Note: terminology gets confusing with this topic, since the term "partition" can be used to refer to both a shuffle partition (the data processed by a single spark task), and a hive partition (the segregated output files which allow for fast filter pushdowns). I've tried in this answer to always use the term "partition" to refer to hive partitions, and avoid talking about shuffle partitions in favor of talking about spark tasks, which are interchangeable for the purposes of this discussion.
How data is written with hive partitioning
When writing data with hive partitioning, each task in the final job stage will write out one file per partition present in that task's data, no hashing is involved here.
Assuming (as mentioned) the data is exactly equally distributed across all combinations of partitionBy columns, variations in file size can therefore only be caused by individual partitions being split across multiple tasks.
e.g. if I have two partitions A and B, both with 128mb of data, but the data for both is randomly distributed between two final-stage tasks (suppose you ran df.repartition()
before writing to get a random distribution), then you would end up with 4 files of 64mb each. 2 for each partition.
Note: this can get much worse! If you had 200 final stage tasks, you would end up with 400 tiny files in this example!
How to avoid problems
To avoid these file size/count problems, you should always ensure the data is suitably arranged in the output tasks by shuffling manually by the partitionBy columns before writing.
PARTITION_COLS = ["col1", "col2", "col3"]
out.write_dataframe(df.repartition(*PARTITION_COLS), partitionBy=PARTITION_COLS)
This will ensure that all the data for each partition is localized in a single task, and you end up with exactly one file per partition. Assuming, as we have, that the partitions are all equally sized, you will therefore have uniformly sized output files.
Note: you CAN get hash collisions in the repartition()
here. That can mean that some tasks may process multiple partitions, and some none. But it will not affect output file sizes. At worse some tasks will take longer to compute than others.
You may wonder why Foundry does not perform this partition for you automatically. This is because in certain advanced cases (in particular when working with extremely large data) it may be desirable to have finer control over how exactly this repartition is performed (tweaking the number of output tasks, or adding a random salt to split up the hive partitions etc).
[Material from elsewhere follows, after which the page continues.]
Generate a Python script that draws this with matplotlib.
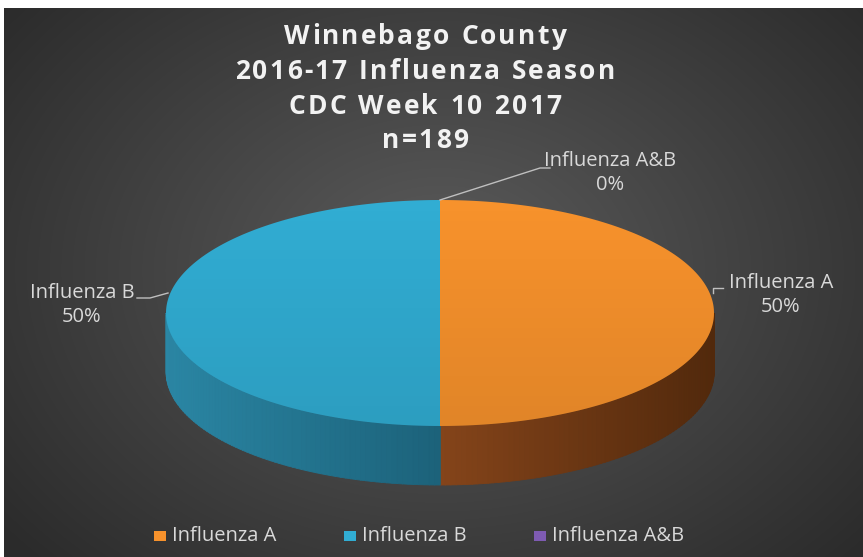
import numpy as np
import matplotlib
matplotlib.use('Agg')
import matplotlib.pyplot as plt
from matplotlib.patches import Polygon, Rectangle
from matplotlib.colors import to_rgb

# Datos del grafico
categories = ['Influenza A', 'Influenza B', 'Influenza A&B']
shares = [50, 50, 0]
top_colors = ['#F7922C', '#31ADD3', '#7E5BB2']
side_light = ['#84441A', '#2A86A4', '#5E3F8A']
side_dark = ['#52290C', '#1C627A', '#43296A']
title_lines = ['Winnebago County', '2016-17 Influenza Season',
               'CDC Week 10 2017', 'n=189']

W, H = 863, 557
fig = plt.figure(figsize=(W / 100, H / 100), dpi=100)
fig.patch.set_facecolor('white')
ax = fig.add_axes([0, 0, 1, 1])
ax.set_xlim(0, W)
ax.set_ylim(H, 0)
ax.axis('off')

# Fondo con degradado radial
yy, xx = np.mgrid[8:H, 4:W]
r = np.sqrt(((xx - 440) / 560.0) ** 2 + ((yy - 270) / 420.0) ** 2)
r = np.clip(r, 0, 1)
c0 = np.array([0.36, 0.36, 0.36])
c1 = np.array([0.17, 0.17, 0.17])
bg = c0[None, None, :] * (1 - r[..., None]) + c1[None, None, :] * r[..., None]
ax.imshow(bg, extent=[4, W, H, 8], aspect='auto', zorder=0)

# Pie 3D
cx, cy, a, b, depth = 440, 313, 274, 113, 59


def pt(theta, dy=0.0):
    return cx + a * np.cos(theta), cy - b * np.sin(theta) + dy


total = float(sum(shares))
start = np.pi / 2
spans = []
for i, s in enumerate(shares):
    sweep = 2 * np.pi * s / total
    spans.append((start - sweep, start))
    start -= sweep

# paredes laterales (solo la mitad frontal)
for i, (t0, t1) in enumerate(spans):
    if t1 - t0 <= 0:
        continue
    for k in range(-1, 1):
        lo = max(t0, np.pi + 2 * np.pi * k)
        hi = min(t1, 2 * np.pi + 2 * np.pi * k)
        if hi <= lo:
            continue
        n = 80
        th = np.linspace(lo, hi, n + 1)
        cl, cd = np.array(to_rgb(side_light[i])), np.array(to_rgb(side_dark[i]))
        for j in range(n):
            x1, y1 = pt(th[j])
            x2, y2 = pt(th[j + 1])
            xm = 0.5 * (x1 + x2)
            if i == 0:
                f = np.clip((xm - cx) / a, 0, 1)
            else:
                f = np.clip((xm - (cx - a)) / a, 0, 1)
            col = cl * (1 - f) + cd * f
            poly = Polygon([(x1, y1), (x2 + 0.3, y2), (x2 + 0.3, y2 + depth),
                            (x1, y1 + depth)], closed=True, fc=col, ec=col,
                           lw=0.6, zorder=2)
            ax.add_patch(poly)

# cara superior
for i, (t0, t1) in enumerate(spans):
    if t1 - t0 <= 0:
        continue
    th = np.linspace(t0, t1, 200)
    xs, ys = pt(th)
    verts = [(cx, cy)] + list(zip(xs, ys))
    ax.add_patch(Polygon(verts, closed=True, fc=top_colors[i], ec='none', zorder=3))

th = np.linspace(0, 2 * np.pi, 400)
ex, ey = pt(th)
ellipse = Polygon(list(zip(ex, ey)), closed=True, fc='none', ec='none', zorder=3)
ax.add_patch(ellipse)
grad = np.zeros((100, 2, 4))
grad[..., 3] = np.linspace(0.0, 0.09, 100)[:, None]
im = ax.imshow(grad, extent=[cx - a, cx + a, cy + b, cy - b], aspect='auto', zorder=4)
im.set_clip_path(ellipse)


# Titulo con espaciado entre letras
def spaced_text(x, y, s, track, **kw):
    fig.canvas.draw()
    rend = fig.canvas.get_renderer()
    widths = []
    for ch in s:
        t = ax.text(0, 0, ch if ch != ' ' else 'n', **kw)
        bb = t.get_window_extent(renderer=rend)
        w = bb.width if ch != ' ' else bb.width * 0.45
        widths.append(w)
        t.remove()
    tot = sum(widths) + track * (len(s) - 1)
    xpos = x - tot / 2
    for ch, w in zip(s, widths):
        if ch != ' ':
            ax.text(xpos, y, ch, ha='left', va='center', **kw)
        xpos += w + track


for k, line in enumerate(title_lines):
    spaced_text(425, 37 + 34.5 * k, line, 2.2, color='#F2F2F2', fontsize=19,
                fontweight='bold', family='Open Sans', zorder=5)

# Etiquetas de datos
lab_col = '#D9D9D9'
lead_col = '#BFBFBF'
label_pos = [(781, 295), (82, 305), (610, 173)]
for i, (lx, ly) in enumerate(label_pos):
    ax.text(lx, ly, f'{categories[i]}\n{shares[i] / total:.0%}', ha='center', va='center',
            color=lab_col, fontsize=14.5, family='Open Sans', linespacing=1.25, zorder=5)

ax.plot([713, 713, 723], [293, 288, 288], color=lead_col, lw=1, zorder=5)
ax.plot([137, 150, 168], [298, 298, 293], color=lead_col, lw=1, zorder=5)
ax.plot([440, 540, 550], [200, 168, 168], color=lead_col, lw=1, zorder=5)

# Leyenda
leg_x = [160, 350, 540]
for i, lx in enumerate(leg_x):
    ax.add_patch(Rectangle((lx - 6, 531), 12, 10, fc=top_colors[i], ec='none', zorder=5))
    ax.text(lx + 12, 536, categories[i], ha='left', va='center', color=lab_col,
            fontsize=14.5, family='Open Sans', zorder=5)

fig.savefig('out.png', dpi=100, facecolor='white')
A note on partitionByRange
partitionByRange()
is another tool you can use to control the layout of the shuffle partitions going into the final stage of your job.
This is unlikely to help you in this case. While it will ensure you get uniformly sized data in each output task, the boundaries will not line up nicely with the boundaries of your hive partitions. This means that each hive partition will likely end up in at least two unequal pieces. So calling partitionByRange()
before writing may actually make your problem worse.